**Supplied information**.
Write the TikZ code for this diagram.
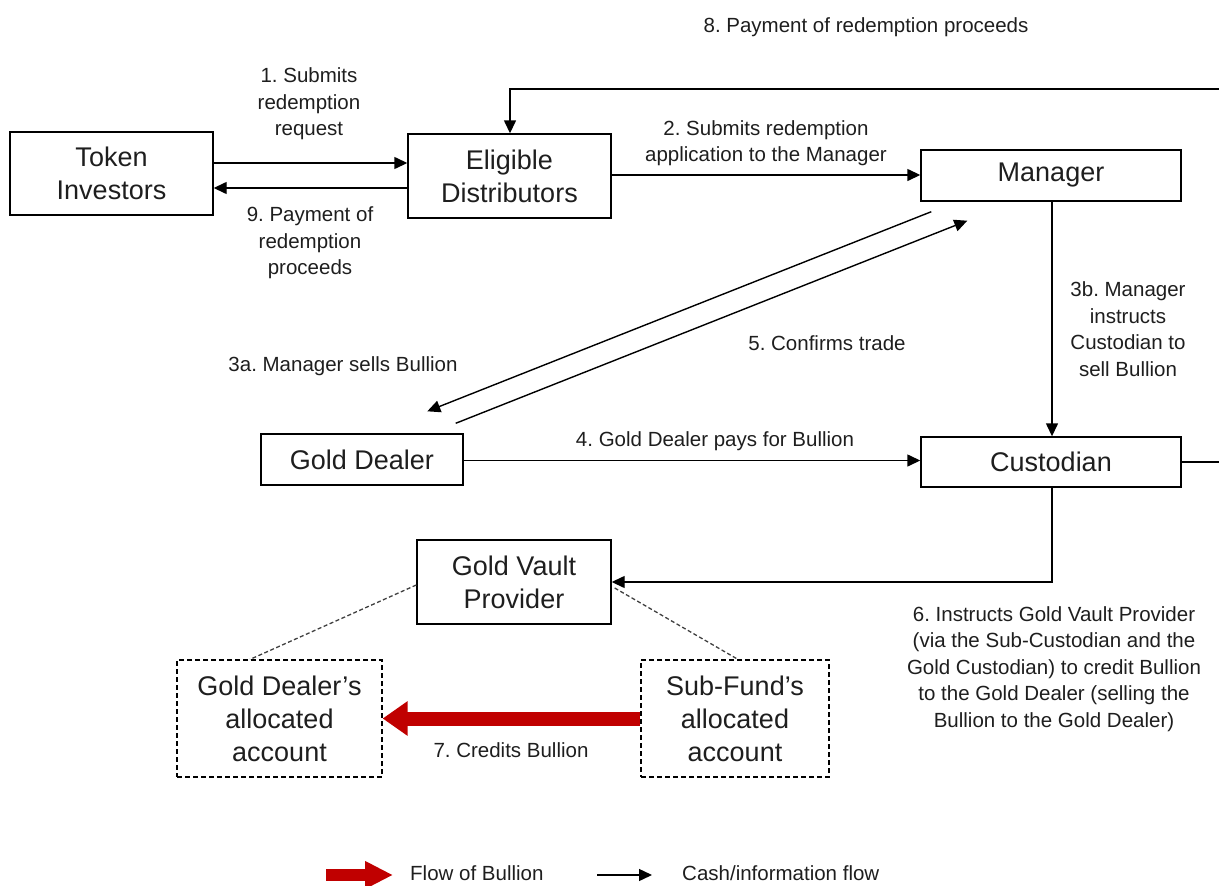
\documentclass[tikz,border=0pt]{standalone}
\usepackage{fontspec}
\setmainfont{Liberation Sans}
\usetikzlibrary{arrows.meta,calc}
\definecolor{bred}{HTML}{C00000}
\definecolor{ink}{HTML}{1E1E1E}
\frenchspacing
\begin{document}
\begin{tikzpicture}[x=1pt,y=-1pt,
  box/.style={draw,line width=1.4pt,align=center,inner sep=0pt,text=ink,font=\fontsize{27}{33}\selectfont},
  dbox/.style={box,dash pattern=on 5pt off 3pt,line width=1.2pt},
  lbl/.style={align=center,inner sep=0pt,text=ink,font=\fontsize{20.5}{26.5}\selectfont},
  arr/.style={line width=1.4pt,-{Triangle[length=13pt,width=12pt]}},
  dots/.style={line width=1.3pt,dash pattern=on 4pt off 2.5pt,black!75},
  redarr/.style={bred,line width=14pt,-{Triangle[length=25pt,width=33pt]}}]
\useasboundingbox (0,0) rectangle (1219,886);
\clip (0,0) rectangle (1219,886);

% boxes
\node[box,minimum width=203pt,minimum height=83pt] (ti) at (111.5,173.5) {Token\\Investors};
\node[box,minimum width=203pt,minimum height=84pt] (ed) at (509.5,176) {Eligible\\Distributors};
\node[box,minimum width=260pt,minimum height=51pt] (mgr) at (1051,175.5) {Manager};
\node[box,minimum width=260pt,minimum height=50pt] (cust) at (1051,462) {Custodian};
\node[box,minimum width=202pt,minimum height=51pt] (gd) at (362,459.5) {Gold Dealer};
\node[box,minimum width=194pt,minimum height=84pt] (gvp) at (514,582) {Gold Vault\\Provider};
\node[dbox,minimum width=205pt,minimum height=117pt] (gda) at (279.5,718.5) {Gold Dealer’s\\allocated\\account};
\node[dbox,minimum width=188pt,minimum height=117pt] (sfa) at (735,718.5) {Sub-Fund’s\\allocated\\account};

% connectors
\draw[arr] (ti.east |- 0,163) -- (ed.west |- 0,163);
\draw[arr] (ed.west |- 0,188) -- (ti.east |- 0,188);
\draw[arr] (ed.east |- 0,175) -- (mgr.west |- 0,175);
\draw[arr] (cust.east) -- (1240,462) -- (1240,89) -- (510,89) -- (ed.north -| 510,0);
\draw[arr] ($(mgr.south west)+(11,10)$) -- ($(gd.north west)+(167,-22)$);
\draw[arr] ($(gd.north east)+(-8,-10)$) -- ($(mgr.south west)+(47,19)$);
\draw[arr] (mgr.south -| 1052,0) -- (cust.north -| 1052,0);
\draw[arr] (gd.east |- 0,460.5) -- (cust.west |- 0,460.5);
\draw[arr] (cust.south -| 1052,0) -- (1052,582) -- (gvp.east |- 0,582);
\draw[dots] ($(gvp.west)+(0,3)$) -- (gda.north -| 250,0);
\draw[dots] ($(gvp.east)+(3,6)$) -- (sfa.north -| 738,0);
\draw[redarr] (sfa.west) -- (gda.east);

% labels
\node[lbl] (l8) at (866,27) {8. Payment of redemption proceeds};
\node[lbl] (l1) at (309,104) {1. Submits\\redemption\\request};
\node[lbl] (l9) at (310,243) {9. Payment of\\redemption\\proceeds};
\node[lbl] (l2) at (766,143) {2. Submits redemption\\application to the Manager};
\node[lbl] (l3a) at (343,366) {3a. Manager sells Bullion};
\node[lbl] (l5) at (827,343) {5. Confirms trade};
\node[lbl] (l3b) at (1128,329) {3b. Manager\\instructs\\Custodian to\\sell Bullion};
\node[lbl] (l4) at (715,441) {4. Gold Dealer pays for Bullion};
\node[lbl] (l6) at (1054,669) {6. Instructs Gold Vault Provider\\(via the Sub-Custodian and the\\Gold Custodian) to credit Bullion\\to the Gold Dealer (selling the\\Bullion to the Gold Dealer)};
\node[lbl] (l7) at (511,750) {7. Credits Bullion};

% legend
\coordinate (r1) at (326,875);
\coordinate (r2) at (393,875);
\draw[bred,line width=12pt,-{Triangle[length=28pt,width=26pt]}] (r1) -- (r2);
\node[lbl,anchor=west] (lg1) at (410,873) {Flow of Bullion};
\coordinate (b1) at (597,875);
\coordinate (b2) at (652,875);
\draw[arr] (b1) -- (b2);
\node[lbl,anchor=west] (lg2) at (682,873) {Cash/information flow};
\end{tikzpicture}
\end{document}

**Requirements**. Your task is an exact transcription of all the data, minus the pictures.

**Solution to the problem**.
Write the TikZ code for this diagram.
\documentclass[tikz,border=0pt]{standalone}
\usepackage{fontspec}
\setmainfont{Liberation Sans}
\usetikzlibrary{arrows.meta,calc}
\definecolor{bred}{HTML}{C00000}
\definecolor{ink}{HTML}{1E1E1E}
\frenchspacing
\begin{document}
\begin{tikzpicture}[x=1pt,y=-1pt,
  box/.style={draw,line width=1.4pt,align=center,inner sep=0pt,text=ink,font=\fontsize{27}{33}\selectfont},
  dbox/.style={box,dash pattern=on 5pt off 3pt,line width=1.2pt},
  lbl/.style={align=center,inner sep=0pt,text=ink,font=\fontsize{20.5}{26.5}\selectfont},
  arr/.style={line width=1.4pt,-{Triangle[length=13pt,width=12pt]}},
  dots/.style={line width=1.3pt,dash pattern=on 4pt off 2.5pt,black!75},
  redarr/.style={bred,line width=14pt,-{Triangle[length=25pt,width=33pt]}}]
\useasboundingbox (0,0) rectangle (1219,886);
\clip (0,0) rectangle (1219,886);

% boxes
\node[box,minimum width=203pt,minimum height=83pt] (ti) at (111.5,173.5) {Token\\Investors};
\node[box,minimum width=203pt,minimum height=84pt] (ed) at (509.5,176) {Eligible\\Distributors};
\node[box,minimum width=260pt,minimum height=51pt] (mgr) at (1051,175.5) {Manager};
\node[box,minimum width=260pt,minimum height=50pt] (cust) at (1051,462) {Custodian};
\node[box,minimum width=202pt,minimum height=51pt] (gd) at (362,459.5) {Gold Dealer};
\node[box,minimum width=194pt,minimum height=84pt] (gvp) at (514,582) {Gold Vault\\Provider};
\node[dbox,minimum width=205pt,minimum height=117pt] (gda) at (279.5,718.5) {Gold Dealer’s\\allocated\\account};
\node[dbox,minimum width=188pt,minimum height=117pt] (sfa) at (735,718.5) {Sub-Fund’s\\allocated\\account};

% connectors
\draw[arr] (ti.east |- 0,163) -- (ed.west |- 0,163);
\draw[arr] (ed.west |- 0,188) -- (ti.east |- 0,188);
\draw[arr] (ed.east |- 0,175) -- (mgr.west |- 0,175);
\draw[arr] (cust.east) -- (1240,462) -- (1240,89) -- (510,89) -- (ed.north -| 510,0);
\draw[arr] ($(mgr.south west)+(11,10)$) -- ($(gd.north west)+(167,-22)$);
\draw[arr] ($(gd.north east)+(-8,-10)$) -- ($(mgr.south west)+(47,19)$);
\draw[arr] (mgr.south -| 1052,0) -- (cust.north -| 1052,0);
\draw[arr] (gd.east |- 0,460.5) -- (cust.west |- 0,460.5);
\draw[arr] (cust.south -| 1052,0) -- (1052,582) -- (gvp.east |- 0,582);
\draw[dots] ($(gvp.west)+(0,3)$) -- (gda.north -| 250,0);
\draw[dots] ($(gvp.east)+(3,6)$) -- (sfa.north -| 738,0);
\draw[redarr] (sfa.west) -- (gda.east);

% labels
\node[lbl] (l8) at (866,27) {8. Payment of redemption proceeds};
\node[lbl] (l1) at (309,104) {1. Submits\\redemption\\request};
\node[lbl] (l9) at (310,243) {9. Payment of\\redemption\\proceeds};
\node[lbl] (l2) at (766,143) {2. Submits redemption\\application to the Manager};
\node[lbl] (l3a) at (343,366) {3a. Manager sells Bullion};
\node[lbl] (l5) at (827,343) {5. Confirms trade};
\node[lbl] (l3b) at (1128,329) {3b. Manager\\instructs\\Custodian to\\sell Bullion};
\node[lbl] (l4) at (715,441) {4. Gold Dealer pays for Bullion};
\node[lbl] (l6) at (1054,669) {6. Instructs Gold Vault Provider\\(via the Sub-Custodian and the\\Gold Custodian) to credit Bullion\\to the Gold Dealer (selling the\\Bullion to the Gold Dealer)};
\node[lbl] (l7) at (511,750) {7. Credits Bullion};

% legend
\coordinate (r1) at (326,875);
\coordinate (r2) at (393,875);
\draw[bred,line width=12pt,-{Triangle[length=28pt,width=26pt]}] (r1) -- (r2);
\node[lbl,anchor=west] (lg1) at (410,873) {Flow of Bullion};
\coordinate (b1) at (597,875);
\coordinate (b2) at (652,875);
\draw[arr] (b1) -- (b2);
\node[lbl,anchor=west] (lg2) at (682,873) {Cash/information flow};
\end{tikzpicture}
\end{document}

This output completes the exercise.